Stealthy cellphone software stirs outcry

Technology bloggers are asking if our cellphones are spying on us after a security researcher said a piece of software hidden on millions of phones was recording virtually everything people do with them.

Amid a broad outcry, Sen. Al Franken is calling for an investigation. A class-action lawsuit has been filed against the software's maker, Carrier IQ Inc. of Mountain View, California

The software, which Carrier IQ says is used on some 150 million mobile devices, appears relatively innocuous. It does watch what owners of Sprint Nextel Corp. and AT&T Inc. smartphones do with them, including what people type and the numbers they dial. But it doesn't seem to transmit every keystroke to the company. Instead, it kicks into action when there's a problem, like a call that doesn't go through, and it lets the phone company know.

"It is software that is developed in partnership with carriers with the intent to improve network performance. As far as we can tell, it meets this description in execution," said Tim Wyatt, principal engineer at Lookout, a cellphone security company.

"In line with our privacy policy, we solely use CIQ software data to improve wireless network and service performance," AT&T said in a statement.

Carrier IQ says the data its software gathers is stored by the phone companies or at Carrier IQ's facilities. It doesn't sell the data to third parties.

Phone companies, of course, already are custodians of a wealth of private information, including whom you call, where you surf and what your text messages say.

The brouhaha started a few weeks ago, when a programmer named Trevor Eckhart documented Carrier IQ's workings with videos on his blog.
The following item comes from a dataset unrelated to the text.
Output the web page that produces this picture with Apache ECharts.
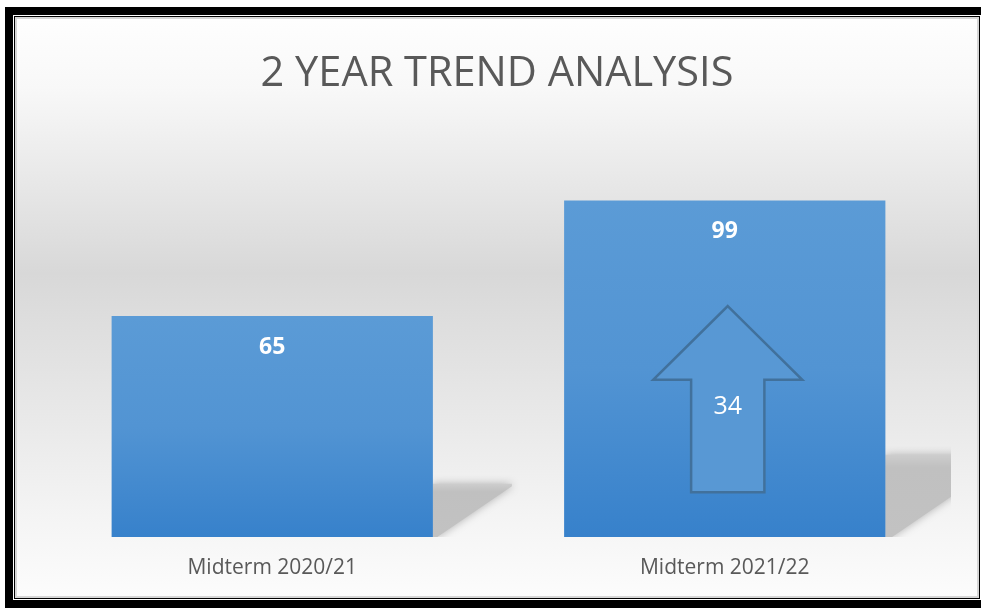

The software company threatened him with a lawsuit if he didn't take the information down. The Electronic Frontier Foundation took on Eckhart's case, and the company backed down.

Eckhart posted another video this week, showing Carrier IQ's software logging keystrokes on an HTC EVO 3D from Sprint.

A central privacy worry is what kind of data Carrier IQ is retaining.

Andrew Coward, a Carrier IQ vice president, said the software doesn't record every keystroke or send information about all of them back to the company. The only keystrokes it cares about are specific administrative commands, including those instructing the software to phone "home." The rest it discards, Coward said.

"We never expected to need the content of SMS messages, so we didn't code for it," Coward told The Associated Press in an interview.

Apple Inc. has said it has stopped supporting Carrier IQ in most of its products. Separately, the company came under fire last year over location-tracking features of the iPhone and made a software change to keep data on users' movements for less time.

For now, there's no easy way to uninstall the Carrier IQ software without unsanctioned third-party software. Coward said it is "too early to tell" whether the company will make any substantial changes to the software because of the uproar.